The winner of the tournament will get a direct spot in the expanded 2024 Concacaf Champions League Round of 16, while the second- and third-place finishers will go to the Round of 32.
While MLS has at least created a format that appears to be reasonably compelling, there are some pretty notable drawbacks. The first is that by coming directly on the heels of the Gold Cup, it almost ensures that the league will be forced to play through that entire tournament. Teams like the Sounders routinely lose 5-7 players for the Gold Cup.
Compounding that problem is that the length of the Leagues Cup means as many as 15 MLS teams could be left without meaningful matches to play for at least two or three weeks, while others stack as many as five additional matches onto a 34-match regular-season schedule, Concacaf Champions League which could add as many as eight games, U.S. Open Cup that could add up to six more games and even up to three FIFA Club World Cup matches. That’s before we even get to the MLS playoffs, which consist of as many as four games, and they’ve not even made any formal announcements about ending Campeones Cup or the All-Star Game.
While it’s unlikely any team would max out their games, it’s at least theoretically possible that the busiest MLS teams would play 63 competitive matches over a full season while the least busy could play as few as 37. For comparison, Liverpool maxed out their games played last year and finished with 63.
As it currently stands, the Sounders would be guaranteed to host just one game while likely being drawn into a group that would be hosted by either the Portland Timbers or one of the Los Angeles teams.
Why are they doing this?
There will be plenty of people who feel as though this is an unnecessary distraction and the kind of thing that “against modern football” types decry for both legitimate and silly reasons. But both Liga MX and MLS have made clear that they believe this sort of thing is mutually beneficial and there are plenty of reasons to think it will be popular, even if it’s a bit divisive.
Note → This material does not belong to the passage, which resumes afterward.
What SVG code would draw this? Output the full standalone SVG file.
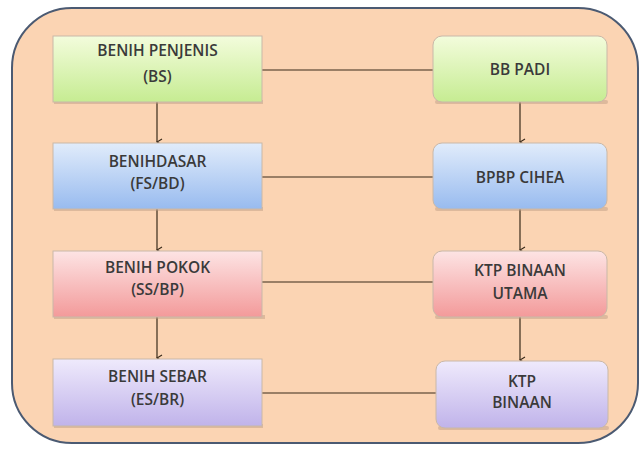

MLS will finally get to tap into the sizeable Mexican-American market that they’ve struggled to appeal to. This is a big part of why Apple TV was willing to fork over $2.5 billion for broadcast rights over 10 years. But Liga MX is also looking for ways to appeal to those same fans. It’s estimated that more a third of Liga MX fans live in the United States, and this promises to grow that number.
Liga MX president Mikel Arriola said last week that he believes the tournament will help Mexico's top flight become one of the top 5 leagues in the world.— Cesar Hernandez (@cesarhfutbol) October 6, 2022
Noted that of the league's 157 million fans, 60 million live in the U.S. https://t.co/ogdvJjdEUv #LigaMXeng https://t.co/ty4LNHVGNL
In case there’s any doubt about the interest in these games, look no further than this summer’s “showcase” games that weren’t even official competitions. The LA Galaxy-Chivas de Guadalajara match drew a combined audience of more than 1.5 million people while LAFC-Club America had about 500,000.
For context, MLS’s average national TV audience has hovered between 200,000-300,000 for the better part of the past decade and MLS Cup averages about 1.5 million.
Leagues Cup matches have not been as much of an in-stadium draw — the Sounders averaged about 15,000 in their two games in 2021 — but many of the 2023 games are being included in season-ticket packages.
I’ve long been pretty skeptical of this tournament, but for all its drawbacks I do see the appeal.